Birmingham has slipped below the national average for the percentage of children achieving five or more A* to C grades at GCSE, a trend put down by Mr Rogers to the city having more pupils in poverty and able to claim for free meals in our schools, “which has been shown nationally to lead to a lower achievement rate”.

The number of case files judged good or better for children in care, children in need and child protection cases remains below a 60 per cent target.

Fewer than three-quarters of initial child protection conferences were completed on time, and only 50 per cent of Special Educational Needs statements were issued on time against a target of 100 per cent.

The council is also missing targets to increase household recycling rates and reduce residual household waste, but expects this to improve when the move from plastic refuse sacks to wheelie bins has been completed.

Total crime in Birmingham rose by three per cent, against a targeted five per cent reduction. Offences of violence with injury shot up by 11.6 per cent against a targeted reduction of nine per cent. These figures are “within normal expected variation levels”, according to Mr Rogers’ report.

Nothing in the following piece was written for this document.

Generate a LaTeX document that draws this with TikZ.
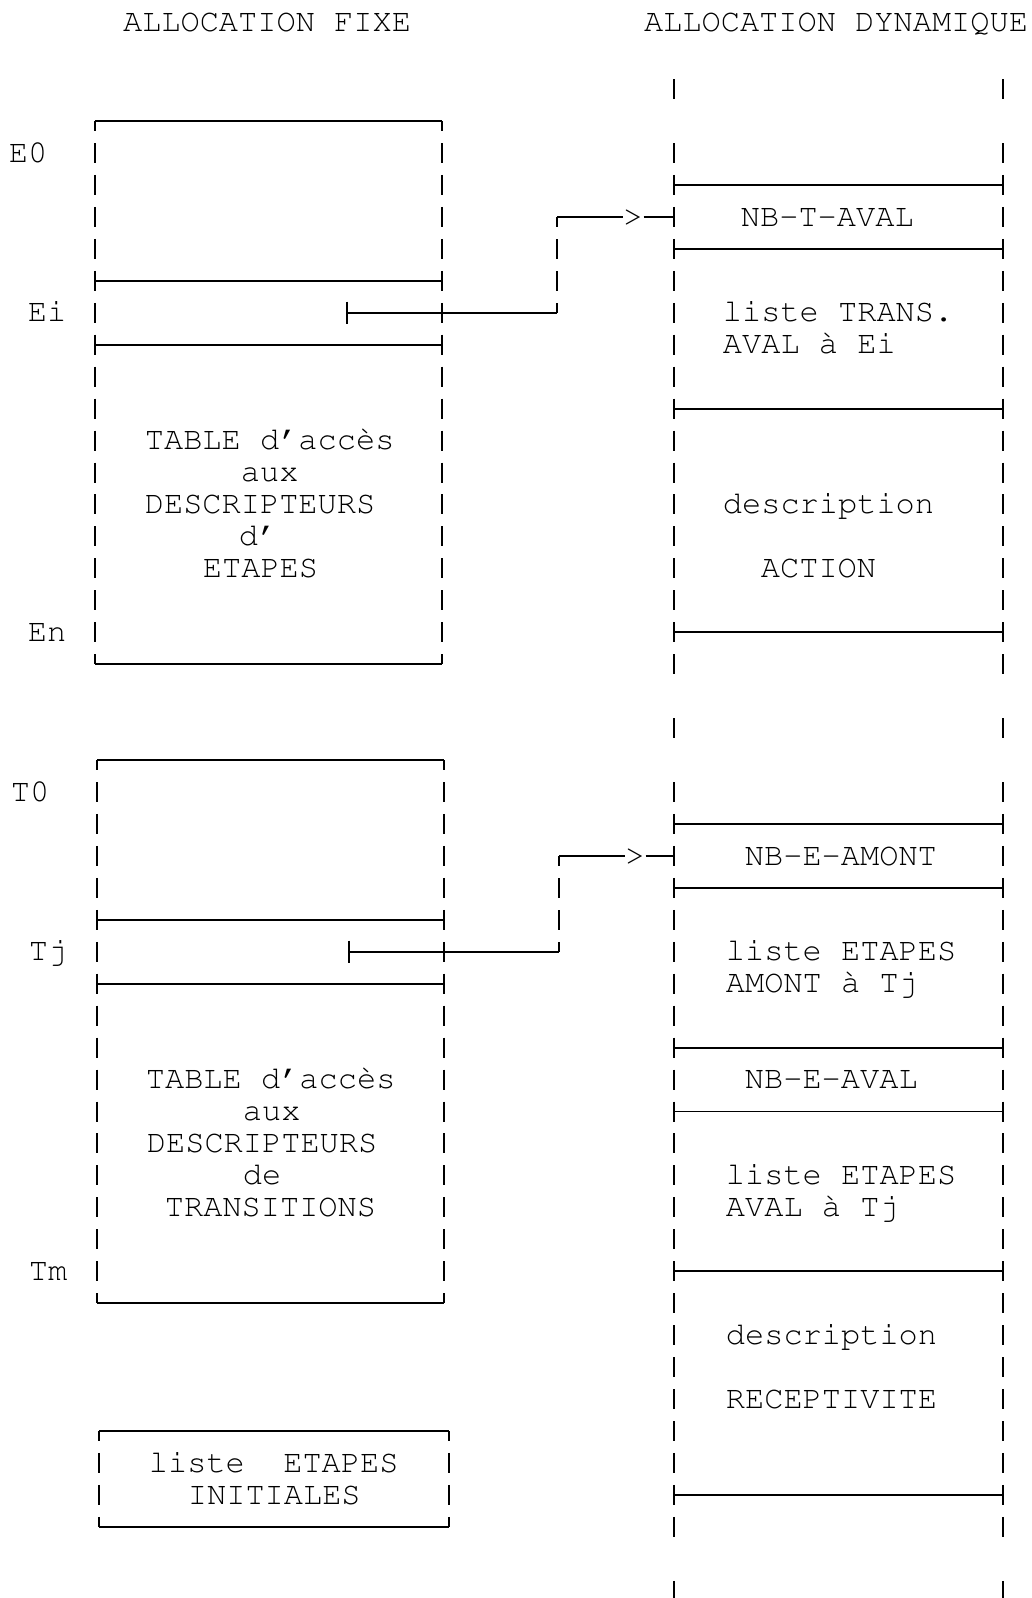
\documentclass[tikz,border=0pt]{standalone}
\begin{document}
\begin{tikzpicture}[x=0.5pt, y=-15.975pt, line width=0.9pt,
    txt/.style={font=\fontencoding{T1}\fontfamily{pcr}\fontsize{16}{16}\selectfont,
                inner sep=0pt, text height=9.2pt, text depth=0pt},
    rail/.style={dash pattern=on 10pt off 5.975pt},
    railmid/.style={rail, dash phase=5pt}]
    \useasboundingbox (0,-4.789) rectangle (1032,45.227);

    \node[txt] (titlefix) at (267,-4.1) {ALLOCATION FIXE};
    \node[txt] (titledyn) at (836,-4.1) {ALLOCATION DYNAMIQUE};

    \foreach \xa/\xb/\ra/\rb in {95/442/-1/16, 97/444/19/36, 99/449/40/43} {
        \draw (\xa,\ra) -- (\xb,\ra);
        \draw (\xa,\rb) -- (\xb,\rb);
        \draw[railmid] (\xa,\ra) -- (\xa,\rb);
        \draw[railmid] (\xb,\ra) -- (\xb,\rb);
    }
    \foreach \xa/\xb/\r in {95/442/4, 95/442/6, 97/444/24, 97/444/26}
        \draw (\xa,\r) -- (\xb,\r);

    \node[txt, anchor=west] (e0) at (8,0)   {E0};
    \node[txt, anchor=west] (ei) at (27,5)  {Ei};
    \node[txt, anchor=west] (en) at (27,15) {En};
    \node[txt, anchor=west] (t0) at (10,20) {T0};
    \node[txt, anchor=west] (tj) at (28,25) {Tj};
    \node[txt, anchor=west] (tm) at (28,35) {Tm};

    \node[txt, anchor=west] (etab1) at (144,9)  {TABLE d'accès};
    \node[txt, anchor=west] (etab2) at (240,10) {aux};
    \node[txt, anchor=west] (etab3) at (144,11) {DESCRIPTEURS};
    \node[txt, anchor=west] (etab4) at (238,12) {d'};
    \node[txt, anchor=west] (etab5) at (202,13) {ETAPES};

    \node[txt, anchor=west] (ttab1) at (145,29) {TABLE d'accès};
    \node[txt, anchor=west] (ttab2) at (242,30) {aux};
    \node[txt, anchor=west] (ttab3) at (146,31) {DESCRIPTEURS};
    \node[txt, anchor=west] (ttab4) at (242,32) {de};
    \node[txt, anchor=west] (ttab5) at (164,33) {TRANSITIONS};

    \node[txt, anchor=west] (init1) at (148,41) {liste\ \ ETAPES};
    \node[txt, anchor=west] (init2) at (187,42) {INITIALES};

    \foreach \x in {674, 1003} {
        \draw[rail] (\x,-2.313) -- (\x,-1.687);
        \draw[rail] (\x,-0.313) -- (\x,16.313);
        \draw[rail] (\x,17.687) -- (\x,18.313);
        \draw[rail] (\x,19.687) -- (\x,43.313);
        \draw[rail] (\x,44.687) -- (\x,45.313);
    }
    \foreach \r in {1, 3, 8, 15, 21, 23, 28, 30, 35, 42}
        \draw (674,\r) -- (1003,\r);

    \node[txt, anchor=west] (nbtaval)    at (740,2)  {NB-T-AVAL};
    \node[txt, anchor=west] (listetrans) at (722,5)  {liste TRANS.};
    \node[txt, anchor=west] (avalei)     at (722,6)  {AVAL à Ei};
    \node[txt, anchor=west] (descact)    at (722,11) {description};
    \node[txt, anchor=west] (action)     at (760,13) {ACTION};

    \node[txt, anchor=west] (nbeamont)   at (744,22) {NB-E-AMONT};
    \node[txt, anchor=west] (listeamont) at (725,25) {liste ETAPES};
    \node[txt, anchor=west] (amonttj)    at (725,26) {AMONT à Tj};
    \node[txt, anchor=west] (nbeaval)    at (744,29) {NB-E-AVAL};
    \node[txt, anchor=west] (listeaval)  at (725,32) {liste ETAPES};
    \node[txt, anchor=west] (avaltj)     at (725,33) {AVAL à Tj};
    \node[txt, anchor=west] (descrec)    at (725,37) {description};
    \node[txt, anchor=west] (recept)     at (725,39) {RECEPTIVITE};

    \coordinate (ei-slot) at (347,5);
    \coordinate (ei-bend) at (557,5);
    \coordinate (ei-up)   at (557,2);
    \node[txt] (ei-tip)   at (633,2) {>};
    \coordinate (ei-in)   at (674,2);
    \coordinate (tj-slot) at (349,25);
    \coordinate (tj-bend) at (559,25);
    \coordinate (tj-up)   at (559,22);
    \node[txt] (tj-tip)   at (635,22) {>};
    \coordinate (tj-in)   at (674,22);
    \foreach \p in {ei, tj} {
        \draw (\p-slot) ++(0,-0.35) -- ++(0,0.7);
        \draw (\p-slot) -- (\p-bend);
        \draw[railmid] (\p-bend) -- (\p-up);
        \draw (\p-up) -- (\p-tip.west);
        \draw (\p-tip.east) -- (\p-in);
    }
\end{tikzpicture}
\end{document}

On the plus side, 33 per cent of business plan targets were achieved or exceeded.

Rent arrears are down, fewer people are being killed on the roads and more homes are being built.

The council and its partner organisations created 5,327 jobs, against a target of 3,000.

More adult safeguarding cases are being heard on time. More families are being prevented from being made homeless.

Mr Rogers summed up the overall performance: “We had another very challenging year in 2013-14 with further significant reductions in service and difficult economic conditions remaining, but, Birmingham faced these challenges well.”